A 10th charge that she conspired with a subordinate to falsify travel documents was dropped for lack of evidence.
During the day’s testimony, some witnesses said Lloyd flew to the United States for official business, including a job hunt at a U.S. Army National Guard center in New York City.
But other witnesses, including several high-ranking officers and noncommissioned officers who supervised her, said it was unusual for administrative workers to travel on official business, such as accompanying the commanding general, and they didn’t recall her being on any official trips with the former USFK commander, retired Gen. Leon LaPorte, or current commander Gen. B.B. Bell.
“It would have been unusual for her to have travel orders because the administrative section did not travel,” said Col. Ross Ridge, a former executive officer to LaPorte who traveled from Iraq to testify.
Attorneys were scheduled to present closing arguments in the case Tuesday morning.
Defense attorney Michael Waddington said prosecutors filed a “shotgun blast” of charges against Lloyd.
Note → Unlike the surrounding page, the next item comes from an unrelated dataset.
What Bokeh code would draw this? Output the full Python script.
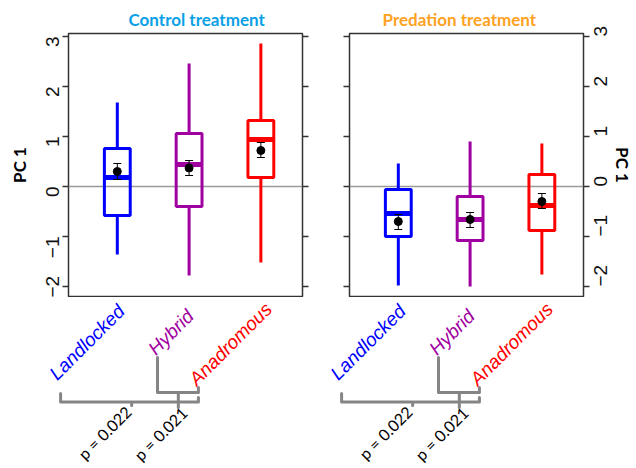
import math
from bokeh.plotting import figure
from bokeh.models import (ColumnDataSource, LinearAxis, FixedTicker, Span, Label,
                          Whisker, TeeHead, Range1d, Title, CustomJSTickFormatter)
from bokeh.layouts import row, column
from bokeh.embed import file_html
from bokeh.resources import INLINE

# ---------------- data ----------------
groups = ["Landlocked", "Hybrid", "Anadromous"]
group_colors = ["#0000FF", "#A000A0", "#FF0000"]

ctrl_whisker_low = [-1.36, -1.78, -1.52]
ctrl_q1 = [-0.58, -0.40, 0.18]
ctrl_median = [0.18, 0.44, 0.94]
ctrl_q3 = [0.76, 1.06, 1.32]
ctrl_whisker_high = [1.68, 2.46, 2.86]
ctrl_mean = [0.30, 0.37, 0.72]
ctrl_se_low = [0.14, 0.22, 0.58]
ctrl_se_high = [0.46, 0.52, 0.88]

pred_whisker_low = [-1.98, -2.00, -1.76]
pred_q1 = [-1.00, -1.08, -0.88]
pred_median = [-0.54, -0.66, -0.38]
pred_q3 = [-0.06, -0.20, 0.24]
pred_whisker_high = [0.46, 0.90, 0.86]
pred_mean = [-0.70, -0.66, -0.30]
pred_se_low = [-0.86, -0.82, -0.44]
pred_se_high = [-0.56, -0.52, -0.14]

y_ticks = [-2, -1, 0, 1, 2, 3]
p_values = ["p = 0.022", "p = 0.021"]   # Landlocked-Anadromous, Hybrid-Anadromous

# ---------------- layout constants ----------------
TOP = 33
FRAME_W = 234
FRAME_H = 263
GAP = 1
H_TOP = TOP + FRAME_H + GAP
H_BOT = 468 - H_TOP
X_RANGE = (0.32, 3.58)
Y_RANGE = (-2.2, 3.06)
BOX_W = 0.36
AX_COLOR = "#333333"
BRACE_COLOR = "#858585"
TICK_FONT = "Liberation Sans"
PPX = FRAME_W / (X_RANGE[1] - X_RANGE[0])
PPY = FRAME_H / (Y_RANGE[1] - Y_RANGE[0])


def style_axis(ax, show_labels, standoff):
    ax.ticker = FixedTicker(ticks=y_ticks)
    ax.minor_tick_line_color = None
    ax.axis_line_color = None
    ax.major_tick_in = 0
    ax.major_tick_out = 6
    ax.major_tick_line_color = AX_COLOR
    ax.major_tick_line_width = 1.5
    ax.major_label_orientation = math.pi / 2
    ax.major_label_standoff = standoff
    ax.major_label_text_font = TICK_FONT
    ax.major_label_text_color = "#111111"
    if show_labels:
        ax.major_label_text_font_size = "19px"
    else:
        ax.formatter = CustomJSTickFormatter(code="return '';")
        ax.major_label_text_font_size = "1px"
    ax.axis_label_text_font = "Lato"
    ax.axis_label_text_font_style = "bold"
    ax.axis_label_text_font_size = "17px"
    ax.axis_label_text_color = "black"


def make_panel(title, tcolor, title_offset, wl, q1, med, q3, wh, mean, sel, seh,
               width, mbl, mbr, label_side):
    p = figure(width=width, height=H_TOP, x_range=Range1d(*X_RANGE), y_range=Range1d(*Y_RANGE),
               output_backend="svg", toolbar_location=None, title=None,
               x_axis_location=None, y_axis_location=None,
               min_border_left=mbl, min_border_right=mbr, min_border_top=TOP,
               min_border_bottom=GAP)
    p.grid.visible = False
    p.outline_line_color = AX_COLOR
    p.outline_line_width = 1.5
    p.background_fill_color = "white"
    p.border_fill_color = "white"

    p.add_layout(Title(text=title, align="left", offset=title_offset, standoff=7,
                       text_font="Lato", text_font_style="bold", text_font_size="17px",
                       text_color=tcolor), "above")

    left_ax = LinearAxis()
    right_ax = LinearAxis()
    if label_side == "left":
        style_axis(left_ax, True, 10)
        left_ax.axis_label = "PC 1"
        left_ax.axis_label_standoff = 7
        style_axis(right_ax, False, 2)
    else:
        style_axis(left_ax, False, 2)
        style_axis(right_ax, True, 11)
        right_ax.axis_label = "PC 1"
        right_ax.axis_label_standoff = -5
    p.add_layout(left_ax, "left")
    p.add_layout(right_ax, "right")

    p.add_layout(Span(location=0, dimension="width", line_color="#9a9a9a",
                      line_width=1.5, level="underlay"))

    xs = [1, 2, 3]
    src = ColumnDataSource(dict(
        x=xs, left=[x - BOX_W / 2 for x in xs], right=[x + BOX_W / 2 for x in xs],
        wl=wl, q1=q1, med=med, q3=q3, wh=wh, mean=mean, sel=sel, seh=seh,
        color=group_colors))

    p.segment(x0="x", y0="q3", x1="x", y1="wh", line_color="color", line_width=3, source=src)
    p.segment(x0="x", y0="q1", x1="x", y1="wl", line_color="color", line_width=3, source=src)
    p.quad(left="left", right="right", bottom="q1", top="q3", fill_color=None,
           line_color="color", line_width=3, source=src)
    p.segment(x0="left", y0="med", x1="right", y1="med", line_color="color",
              line_width=5, source=src)
    p.add_layout(Whisker(source=src, base="x", lower="sel", upper="seh",
                         line_color="black", line_width=1, level="annotation",
                         upper_head=TeeHead(size=8, line_width=1, line_color="black"),
                         lower_head=TeeHead(size=8, line_width=1, line_color="black")))
    p.scatter(x="x", y="mean", size=8, color="black", source=src)
    return p


def make_bottom(width, mbl, mbr):
    x0 = X_RANGE[0] - mbl / PPX
    x1 = X_RANGE[1] + mbr / PPX
    ytop = Y_RANGE[0] - GAP / PPY
    ybot = ytop - H_BOT / PPY
    b = figure(width=width, height=H_BOT, x_range=Range1d(x0, x1), y_range=Range1d(ybot, ytop),
               output_backend="svg", toolbar_location=None, title=None,
               x_axis_location=None, y_axis_location=None,
               min_border_left=0, min_border_right=0, min_border_top=0, min_border_bottom=0)
    b.grid.visible = False
    b.outline_line_color = None
    b.background_fill_color = "white"
    b.border_fill_color = "white"

    # category labels
    lab_dx = [-0.046, -0.086, 0.004]
    lab_y = [-2.28, -2.38, -2.24]
    for i, g in enumerate(groups):
        b.add_layout(Label(x=i + 1 + lab_dx[i], y=lab_y[i], text=g, angle=45,
                           angle_units="deg", text_align="right", text_baseline="top",
                           text_font=TICK_FONT, text_font_style="italic",
                           text_font_size="19px", text_color=group_colors[i]))

    # braces: Landlocked-Anadromous (big), Hybrid-Anadromous (small)
    bl, bt, br = 0.21, 1.20, 2.13
    sl, st, sr = 1.56, 1.85, 2.13
    b.multi_line(xs=[[bl, bl, bt, bt, bt, br, br],
                     [sl, sl, st, st, st, sr, sr]],
                 ys=[[-4.14, -4.31, -4.31, -4.38, -4.31, -4.31, -4.22],
                     [-3.42, -4.12, -4.12, -4.42, -4.12, -4.12, -4.02]],
                 line_color=BRACE_COLOR, line_width=3, line_join="round", line_cap="round")

    b.add_layout(Label(x=1.06, y=-4.31, text=p_values[0], angle=45, angle_units="deg",
                       text_align="right", text_baseline="top", text_font="Lato",
                       text_font_size="16px", text_color="black"))
    b.add_layout(Label(x=1.84, y=-4.33, text=p_values[1], angle=45, angle_units="deg",
                       text_align="right", text_baseline="top", text_font="Lato",
                       text_font_size="16px", text_color="black"))
    return b


p1 = make_panel("Control treatment", "#0AA0E6", 60,
                ctrl_whisker_low, ctrl_q1, ctrl_median, ctrl_q3, ctrl_whisker_high,
                ctrl_mean, ctrl_se_low, ctrl_se_high, 325, 68, 23, "left")
p2 = make_panel("Predation treatment", "#FFA21F", 33,
                pred_whisker_low, pred_q1, pred_median, pred_q3, pred_whisker_high,
                pred_mean, pred_se_low, pred_se_high, 311, 24, 53, "right")
b1 = make_bottom(325, 68, 23)
b2 = make_bottom(311, 24, 53)

layout = column(row(p1, p2), row(b1, b2))
open("out.html", "w").write(file_html(layout, INLINE))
“It’s to shock the jury into thinking she may have done some of this stuff, or why would they have charged this?” he said.
Officials began investigating Lloyd after an e-mail signed by an “Angry Soldier” was sent to Command Sgt. Maj. Barry Wheeler early this year. According to the e-mail, Lloyd had filed TDY expenses for trips she took while on leave and had helped others in her office do the same, Ridge said.
Lloyd, who did not testify, was in charge of three enlisted soldiers in the administrative office. One of the soldiers, Staff Sgt. Latasha Washington testified under immunity that in 2006, she traveled to the United States on TDY orders for a trip that was canceled and filed travel vouchers to Lloyd.
Lloyd didn’t stop those vouchers from being approved, Washington said, and soldiers in their office knew that some people filed false travel claims.
“We knew what we were doing, but nobody questioned it,” she said.
Several high-ranking officers and noncommissioned officers, including Brig. Gen. Ronald Bouchard, LaPorte’s former executive officer who now works at U.S. Pacific Command headquarters in Hawaii, testified they didn’t remember approving TDY orders for Lloyd.
Chief Warrant Officer Paul Dannar, Lloyd’s former supervisor who is now stationed in Kuwait, said Lloyd never traveled on a TDY order that he allegedly signed. Dannar said it looked like his handwriting, but he didn’t sign it.
Chief Warrant Officer James Buchanan, an assistant to current U.S. Forces Korea commander Gen. B.B. Bell, also said he didn’t remember Lloyd being TDY or traveling with a commanding general.
Buchanan said he took Lloyd to CID headquarters at Yongsan in early 2007 the day she learned she was being investigated. After they returned to the office, Buchanan said, Lloyd told him that “if there was a problem, they should have told me, and I would have paid the money back.”
Other officers and soldiers, however, said Lloyd did travel for work.
Maj. Darryl Stephens, who now works at the Department of the Army’s Inspector General Office in Virginia, said he saw Lloyd travel on a flight to Washington, D.C. And Chief Warrant Officer Ronald Galloway said Lloyd went on two TDY trips to the United States, using his rental car to drive to New York City on one of the trips for a job interview.
Master Sgt. Peter Kleen, who traveled with LaPorte on every trip he made as USFK commander, said he remembered seeing Lloyd on the airplane on one of LaPorte’s trips to Washington, D.C., and at the hotel across the street from the Pentagon, where LaPorte’s entourage usually stayed.
Sgt. 1st Class Samantha Johnson, a senior drill sergeant at Fort Jackson, S.C., couldn’t attend the court-martial but said in a statement approved by the defense and prosecution that she authorized at least two of Lloyd’s trips, including one to an Army National Guard unit in Queens, N.Y.
Johnson said senior officers had little involvement with the day-to-day affairs of enlisted staff, and she and Galloway would have been responsible for approving her travel.